Any one who has ever worked on the front line of retail, call centres or any service industry knows that dealing with the public is energy intensive, often involving standing for long periods of time at checkouts and counters, while customers fart around, complain and generally dump their stress laden day on to you.

Generally in this country, and definitely in the town of Nelson where I live and used to work, wages for customer service roles specifically retail are low and often the stress and exhaustion involved especially at holiday seasons can far outweigh the financial rewards.

In a country with escalating gaps between haves and have nots, its timely that both employers and customers alike begin to realise that without front line staff little business is actually possible, therefore paying front line customer service staff a liveable wage would ensure better customer service and better customer service can often be the single over arching factor in giving your business the competitive edge over that of your rivals.
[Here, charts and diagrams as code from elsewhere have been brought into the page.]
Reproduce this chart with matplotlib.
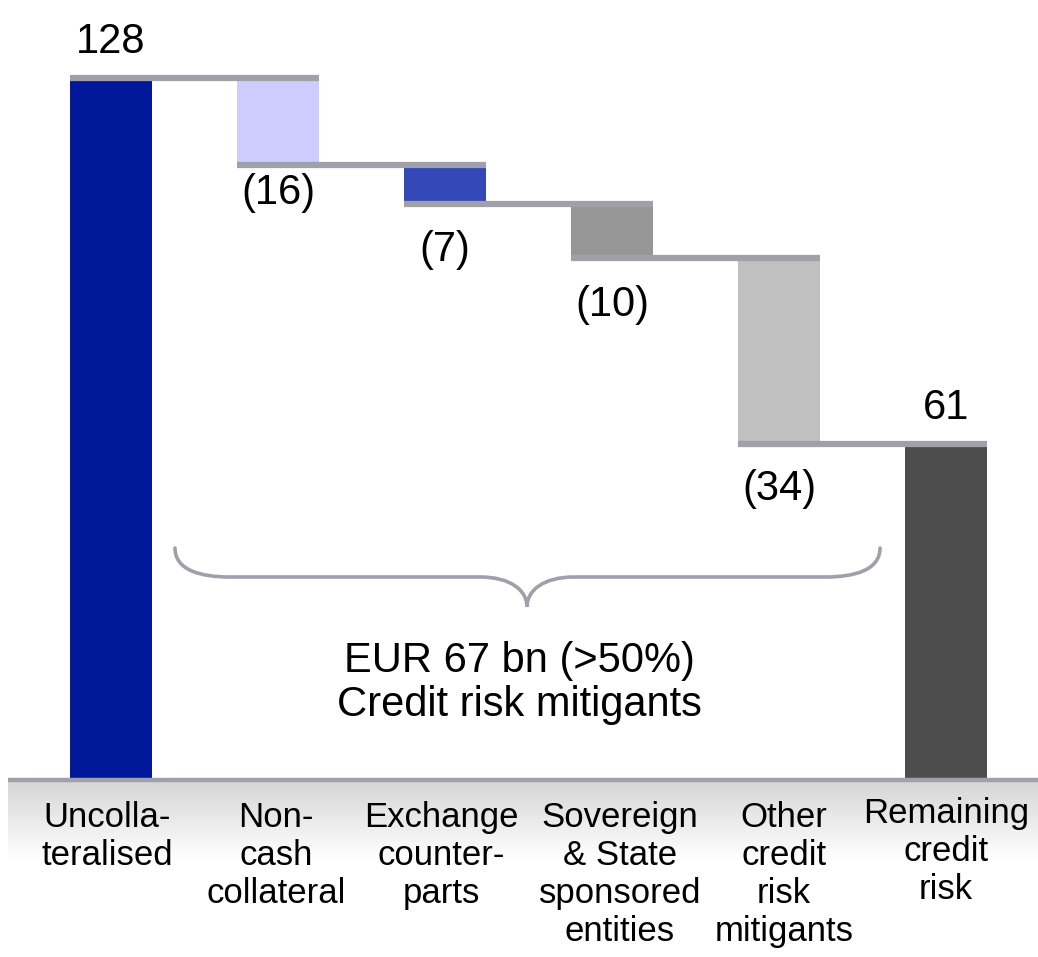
import matplotlib
matplotlib.use("Agg")
import matplotlib.pyplot as plt
import numpy as np
from matplotlib.path import Path
from matplotlib.patches import PathPatch
from matplotlib.transforms import Affine2D

# ---- data ----
categories = ["Uncolla-\nteralised", "Non-\ncash\ncollateral", "Exchange\ncounter-\nparts",
              "Sovereign\n& State\nsponsored\nentities", "Other\ncredit\nrisk\nmitigants",
              "Remaining\ncredit\nrisk"]
values = [128, -16, -7, -10, -34, 61]
value_labels = ["128", "(16)", "(7)", "(10)", "(34)", "61"]
bar_colors = ["#001899", "#ccccff", "#3449b8", "#969696", "#c0c0c0", "#4d4d4d"]
brace_text = "EUR 67 bn (>50%)\nCredit risk mitigants"

# ---- layout ----
W, H = 1038, 957
plt.rcParams['font.family'] = ['Liberation Sans', 'DejaVu Sans']
fig = plt.figure(figsize=(W / 100, H / 100), dpi=100)
ax = fig.add_axes([0, 0, 1, 1])
px_x = 167.0           # px per category
x0_px = 111.0          # px of first bar centre
base_px = 778.0        # px of baseline
px_y = 5.47            # px per unit
ax.set_xlim(-x0_px / px_x, (W - x0_px) / px_x)
ax.set_ylim(-(H - base_px) / px_y, base_px / px_y)
ax.axis("off")

# pixel transform (x from left, y from top)
pxT = Affine2D().scale(1 / W, -1 / H).translate(0, 1) + fig.transFigure

conn_color = "#a0a0aa"
width = 0.491
n = len(values)
x = np.arange(n)

# running levels
bottoms, heights = [], []
level = 0
for i, v in enumerate(values):
    if i == 0 or i == n - 1:
        bottoms.append(0)
        heights.append(v)
        level = v
    else:
        new = level + v
        bottoms.append(new)
        heights.append(-v)
        level = new

ax.bar(x, heights, bottom=bottoms, width=width, color=bar_colors, zorder=2, linewidth=0)

# connectors
for i in range(n - 1):
    lv = bottoms[i] + heights[i] if (i == 0) else bottoms[i]
    ax.hlines(lv, x[i] - width / 2, x[i + 1] + width / 2, color=conn_color,
              lw=4.5, zorder=3, capstyle="butt")

# value labels
up_gap = 25 / px_y
neg_gaps_px = [0, 28, 46, 47, 45, 0]
for i, lab in enumerate(value_labels):
    if values[i] > 0:
        ax.text(x[i], bottoms[i] + heights[i] + up_gap, lab, ha="center", va="baseline",
                fontsize=30, color="black", zorder=4)
    else:
        ax.text(x[i], bottoms[i] - neg_gaps_px[i] / px_y, lab, ha="center", va="center",
                fontsize=30, color="black", zorder=4)

# bottom band with gradient
grad = np.linspace(0, 1, 100).reshape(-1, 1)
cmap = matplotlib.colors.LinearSegmentedColormap.from_list("g", ["#d6d6d6", "#ffffff"])
ax_band = fig.add_axes([8 / W, (H - 860) / H, 1 - 8 / W, (860 - 781) / H], zorder=0)
ax_band.imshow(grad, aspect="auto", cmap=cmap, extent=[0, 1, 0, 1], origin="upper")
ax_band.axis("off")
ax.set_zorder(1)
ax.patch.set_alpha(0)
fig.add_artist(plt.Line2D([8, W], [780, 780], transform=pxT, color=conn_color, lw=3.2,
                          solid_capstyle="butt", zorder=5))

# category labels (small horizontal nudges in px to match the reference)
label_nudge_px = [-4, -2, -4, 8, 5, 0]
label_top_px = [801, 801, 801, 801, 801, 797]
for i, c in enumerate(categories):
    ax.text(x[i] + label_nudge_px[i] / px_x, -(label_top_px[i] - base_px) / px_y, c,
            ha="center", va="top", fontsize=25, linespacing=1.19, color="black")

# brace
verts = [(175, 548), (175, 570), (200, 577), (230, 577),
         (480, 577),
         (510, 577), (527, 590), (527, 607),
         (527, 590), (544, 577), (574, 577),
         (825, 577),
         (855, 577), (880, 570), (880, 548)]
codes = [Path.MOVETO, Path.CURVE4, Path.CURVE4, Path.CURVE4,
         Path.LINETO,
         Path.CURVE4, Path.CURVE4, Path.CURVE4,
         Path.CURVE4, Path.CURVE4, Path.CURVE4,
         Path.LINETO,
         Path.CURVE4, Path.CURVE4, Path.CURVE4]
fig.add_artist(PathPatch(Path(verts, codes), transform=pxT, fill=False,
                         edgecolor=conn_color, lw=2.6, capstyle="round"))

fig.text(519 / W, 1 - 683 / H, brace_text, ha="center", va="center", fontsize=30,
         linespacing=1.1, color="black")

fig.savefig("out.png", dpi=100)
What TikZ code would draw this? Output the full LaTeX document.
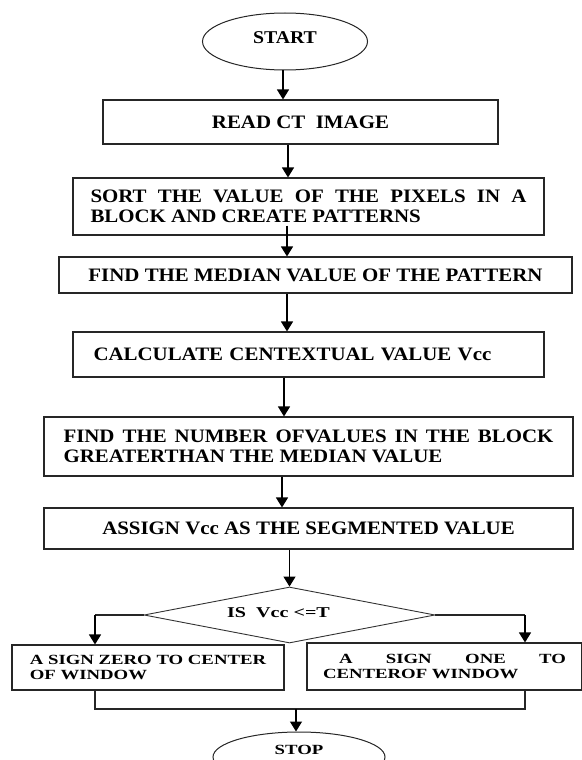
\documentclass[tikz,border=0pt]{standalone}
\usepackage{fontspec}
\setmainfont{Liberation Serif}
\newfontfamily\mainf[FakeStretch=1.1]{Liberation Serif}
\newfontfamily\smallf[FakeStretch=1.34]{Liberation Serif}
\usetikzlibrary{shapes.geometric,arrows.meta}
\begin{document}
\begin{tikzpicture}[x=1pt,y=-1pt,
  box/.style={draw=black!85,line width=1.1pt,rectangle,inner sep=0pt,
    font=\mainf\bfseries\fontsize{19}{20}\selectfont},
  sbox/.style={draw=black!85,line width=1.1pt,rectangle,inner sep=0pt,
    font=\smallf\bfseries\fontsize{14}{15}\selectfont},
  term/.style={draw=black!85,line width=1pt,ellipse,inner sep=0pt},
  dia/.style={draw=black!80,line width=0.9pt,diamond,aspect=5,inner sep=0pt,
    font=\smallf\bfseries\fontsize{15}{15}\selectfont},
  arr/.style={-{Triangle[length=10pt,width=12pt]},line width=1.3pt,black},
  link/.style={line width=1.1pt,black!85}]
\useasboundingbox (0,0) rectangle (581,760);
\node[term,minimum width=165pt,minimum height=57pt,
  font=\mainf\bfseries\fontsize{18}{20}\selectfont] (start) at (285,41.5)
  {\raisebox{3.5pt}[\height][\depth]{START}};
\node[box,minimum width=395pt,minimum height=44pt] (read) at (300.5,122)
  {READ CT\ \ IMAGE};
\node[box,minimum width=471pt,minimum height=57pt,align=left] (sort) at (308.5,206.5)
  {\makebox[436pt][s]{SORT THE VALUE OF THE PIXELS IN A}\\BLOCK AND CREATE PATTERNS};
\node[box,minimum width=513pt,minimum height=36pt] (median) at (315.5,275)
  {FIND THE MEDIAN VALUE OF THE PATTERN};
\node[box,minimum width=471pt,minimum height=45pt,text width=430pt,align=left] (calc) at (308.5,354.5)
  {CALCULATE CENTEXTUAL VALUE Vcc};
\node[box,minimum width=529pt,minimum height=59pt,align=left] (count) at (308.5,446.5)
  {\makebox[490pt][s]{FIND THE NUMBER OFVALUES IN THE BLOCK}\\GREATERTHAN THE MEDIAN VALUE};
\node[box,minimum width=529pt,minimum height=41pt] (assign) at (308.5,528.5)
  {ASSIGN Vcc AS THE SEGMENTED VALUE};
\node[dia,minimum width=291pt,minimum height=56pt] (test) at (289.5,615)
  {\raisebox{2pt}[\height][\depth]{IS\ \ Vcc <=T}\hspace*{22pt}};
\node[sbox,minimum width=272pt,minimum height=45pt,align=left] (zero) at (148,667.5)
  {A SIGN ZERO TO CENTER\\OF WINDOW};
\node[sbox,minimum width=275pt,minimum height=47pt,align=left] (one) at (444.5,666.5)
  {\hspace*{16pt}\makebox[227pt][s]{A SIGN ONE TO}\\CENTEROF WINDOW};
\node[term,minimum width=172pt,minimum height=50pt,
  font=\smallf\bfseries\fontsize{14}{15}\selectfont] (stop) at (299,757)
  {\raisebox{7pt}[\height][\depth]{STOP}};
\coordinate (lj) at (95,615);
\coordinate (rj) at (525,615);
\coordinate (bl) at (95,709);
\coordinate (br) at (525,709);
\coordinate (bm) at (296,709);
\draw[arr] ([xshift=-2pt]start.south) -- ([xshift=-2pt]start.south |- read.north);
\draw[arr] ([xshift=-12.5pt]read.south) -- ([xshift=-12.5pt]read.south |- sort.north);
\draw[arr] ([xshift=-21.5pt,yshift=10pt]sort.south) -- ([xshift=-21.5pt]sort.south |- median.north);
\draw[arr] ([xshift=-28.5pt]median.south) -- ([xshift=-28.5pt]median.south |- calc.north);
\draw[arr] ([xshift=-24.5pt]calc.south) -- ([xshift=-24.5pt]calc.south |- count.north);
\draw[arr] ([xshift=-26.5pt]count.south) -- ([xshift=-26.5pt]count.south |- assign.north);
\draw[arr] (test.north |- assign.south) -- (test.north);
\draw[link] (test.west) -- (lj);
\draw[arr] (lj) -- (lj |- zero.north);
\draw[link] (test.east) -- (rj);
\draw[arr] (rj) -- (rj |- one.north);
\draw[link] (bl |- zero.south) -- (bl) -- (br) -- (br |- one.south);
\draw[arr] (bm) -- (bm |- stop.north);
\end{tikzpicture}
\end{document}
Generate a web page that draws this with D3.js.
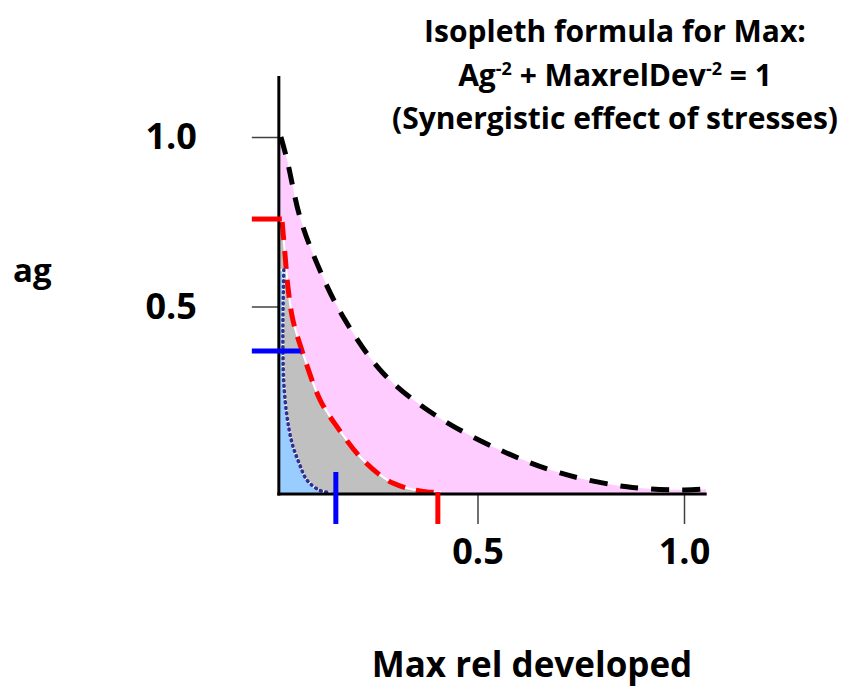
<!DOCTYPE html>
<html>
<head>
<meta charset="utf-8">
<script src="https://cdn.jsdelivr.net/npm/d3@7"></script>
<style>
  html, body { margin: 0; padding: 0; background: #fff; }
  svg { display: block; font-family: "Open Sans", Lato, sans-serif; font-weight: 700; }
</style>
</head>
<body>
<svg id="chart" width="856" height="692"></svg>
<script>
// ---- Data : [Max rel developed, ag] ----
const blackIsopleth = [[0.024,1.0],[0.039,0.932],[0.070,0.764],[0.111,0.628],[0.172,0.475],[0.271,0.304],[0.397,0.180],[0.554,0.077],[0.700,0.009],[0.862,-0.032],[1.0,-0.041],[1.053,-0.038]];
const redIsopleth   = [[0.027,0.749],[0.034,0.652],[0.041,0.558],[0.053,0.460],[0.077,0.363],[0.119,0.224],[0.160,0.145],[0.223,0.047],[0.295,-0.021],[0.378,-0.047],[0.409,-0.047]];
const blueIsopleth  = [[0.031,0.608],[0.029,0.469],[0.029,0.372],[0.031,0.274],[0.039,0.174],[0.051,0.097],[0.068,0.038],[0.087,-0.012],[0.116,-0.041],[0.143,-0.050]];
const axisOrigin  = [0.019, -0.053];  // where the drawn axes cross
const axisEnd     = [1.055, 1.18];
const xTickValues = [0.5, 1.0];
const yTickValues = [0.5, 1.0];
const tickLabels  = ["0.5", "1.0"];
const markerAg    = [0.758, 0.369]; // horizontal marks on ag axis (red, blue)
const markerMax   = [0.404, 0.157]; // vertical marks on Max axis (red, blue)
const markerColors = ["#ff0000", "#0000ff"];
const titleLines = ["Isopleth formula for Max:", "(Synergistic effect of stresses)"];

// ---- Scales ----
const svg = d3.select("#chart");
const x = d3.scaleLinear().domain([0, 1]).range([271, 684]);
const y = d3.scaleLinear().domain([0, 1]).range([476, 137]);
const X0 = x(axisOrigin[0]), Y0 = y(axisOrigin[1]);

const cv = d3.curveCatmullRom.alpha(0.5);
const lineGen = d3.line().x(d => x(d[0])).y(d => y(d[1])).curve(cv);
function region(data) {
  // closed region between the ag axis, the Max axis and a curve
  return "M" + X0 + "," + y(data[0][1]) +
         lineGen(data).replace(/^M/, "L") +
         "L" + x(data[data.length-1][0]) + "," + Y0 + "L" + X0 + "," + Y0 + "Z";
}

// ---- Filled regions ----
svg.append("path").attr("d", region(blackIsopleth)).attr("fill", "#ffccff");
svg.append("path").attr("d", region(redIsopleth)).attr("fill", "#c0c0c0").attr("stroke", "#fff").attr("stroke-width", 2);
svg.append("path").attr("d", region(blueIsopleth)).attr("fill", "#99ccff").attr("stroke", "#fff").attr("stroke-width", 2.5);

// ---- Curves ----
svg.append("path").datum(blackIsopleth).attr("d", lineGen).attr("fill", "none")
  .attr("stroke", "#000").attr("stroke-width", 5).attr("stroke-dasharray", "18,13");
svg.append("path").datum(redIsopleth).attr("d", lineGen).attr("fill", "none")
  .attr("stroke", "#ff0000").attr("stroke-width", 5).attr("stroke-dasharray", "18,11");
svg.append("path").datum(blueIsopleth).attr("d", lineGen).attr("fill", "none")
  .attr("stroke", "#2e3192").attr("stroke-width", 3.5).attr("stroke-dasharray", "1,4.5").attr("stroke-linecap", "round");

// ---- Axes ticks & labels ----
const yAxis = d3.axisLeft(y).tickValues(yTickValues).tickSize(27).tickPadding(55)
  .tickFormat((d, i) => tickLabels[i]);
const gy = svg.append("g").attr("transform", `translate(${X0},0)`).call(yAxis);
const xAxis = d3.axisBottom(x).tickValues(xTickValues).tickSize(30).tickPadding(14)
  .tickFormat((d, i) => tickLabels[i]);
const gx = svg.append("g").attr("transform", `translate(0,${Y0})`).call(xAxis);
[gx, gy].forEach(g => {
  g.select(".domain").remove();
  g.selectAll(".tick line").attr("stroke", "#404040").attr("stroke-width", 1.5);
  g.selectAll(".tick text").attr("fill", "#000").style("font-size", "36px")
    .style("font-family", "'Open Sans', sans-serif").style("font-weight", 700);
});

// axis lines
svg.append("line").attr("x1", X0).attr("x2", X0).attr("y1", y(axisEnd[1])).attr("y2", Y0 + 1.5)
  .attr("stroke", "#000").attr("stroke-width", 3);
svg.append("line").attr("x1", X0 - 1.5).attr("x2", x(axisEnd[0])).attr("y1", Y0).attr("y2", Y0)
  .attr("stroke", "#000").attr("stroke-width", 3);

// ---- Marker ticks ----
const hExt = [[-27, 3], [-27, 22]];
const vExt = [[-2, 30], [-22, 30]];
markerAg.forEach((v, i) => {
  svg.append("line").attr("x1", X0 + hExt[i][0]).attr("x2", X0 + hExt[i][1])
    .attr("y1", y(v)).attr("y2", y(v)).attr("stroke", markerColors[i]).attr("stroke-width", 5);
});
markerMax.forEach((v, i) => {
  svg.append("line").attr("x1", x(v)).attr("x2", x(v))
    .attr("y1", Y0 + vExt[i][0]).attr("y2", Y0 + vExt[i][1]).attr("stroke", markerColors[i]).attr("stroke-width", 5);
});

// ---- Axis titles ----
svg.append("text").attr("x", 13).attr("y", 282).style("font-size", "33px").text("ag");
svg.append("text").attr("x", 532).attr("y", 677).attr("text-anchor", "middle").style("font-size", "35px").text("Max rel developed");

// ---- Title ----
const tcx = 615;
svg.append("text").attr("x", tcx).attr("y", 42).attr("text-anchor", "middle").style("font-size", "30px").text(titleLines[0]);
const t2 = svg.append("text").attr("x", tcx).attr("y", 86).attr("text-anchor", "middle").style("font-size", "30px");
t2.append("tspan").text("Ag");
t2.append("tspan").attr("dy", -11).style("font-size", "18px").text("-2");
t2.append("tspan").attr("dy", 11).text(" + MaxrelDev");
t2.append("tspan").attr("dy", -11).style("font-size", "18px").text("-2");
t2.append("tspan").attr("dy", 11).text(" = 1");
svg.append("text").attr("x", tcx).attr("y", 129).attr("text-anchor", "middle").style("font-size", "30px").text(titleLines[1]);
</script>
</body>
</html>
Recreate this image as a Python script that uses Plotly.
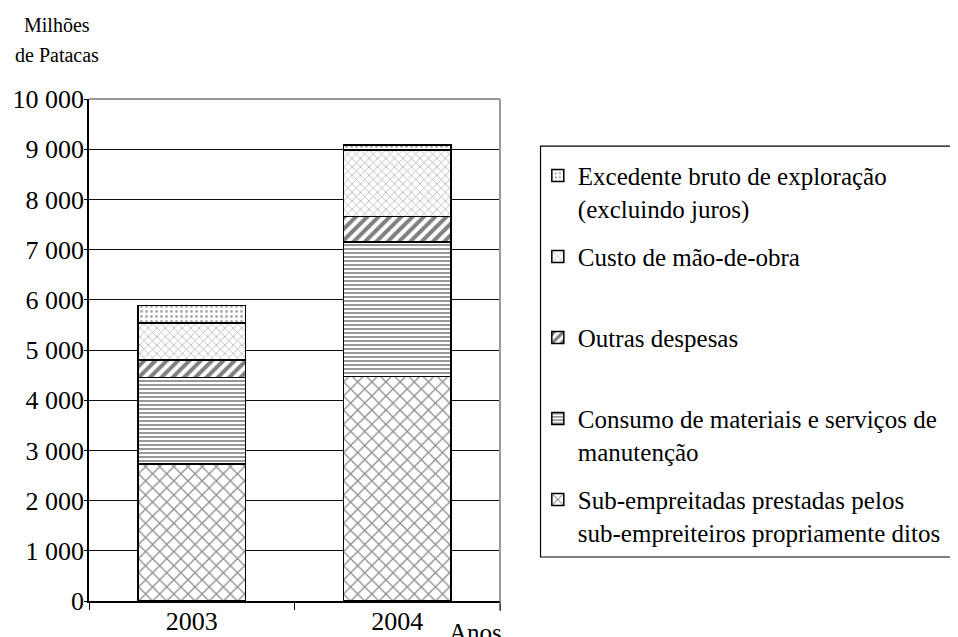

However exploiting people through skimming profits off staff by keeping them on minimum wages is something that seems to be a national past time where I live and it often shows in over stressed grumpy employees who often wonder why they should expend more energy out than that which is coming in from their low hourly rates.

The notion of partnership has always been an unequal one between employee and employer, yet despite growing awareness of the importance of front line staff, this unequal partnership is still one that forms the foundation of business in this country.

As we come into the madness and rush of Christmas, itself an intense time of traditionally hot tempers and hot melting weather, the two can form a combustible mix which is often projected at the over worked underpaid checkout operator and shop assistant.

In light of the recent survey, its timely then, to take a moment and consider what its like for front line staff having already smiled and served one hundred people before you.

Imagine how you would feel having to stand there all day, in some cases knowing they are giving more to the business then they are getting back.

So this Christmas, if you haven’t decided to participate in “buy nothing Christmas”  take a moment and give recognition that the person serving you is a real person who has a life too and would most likely want to be somewhere else but is indentured by our low wage and high cost economy to do the job of serving you.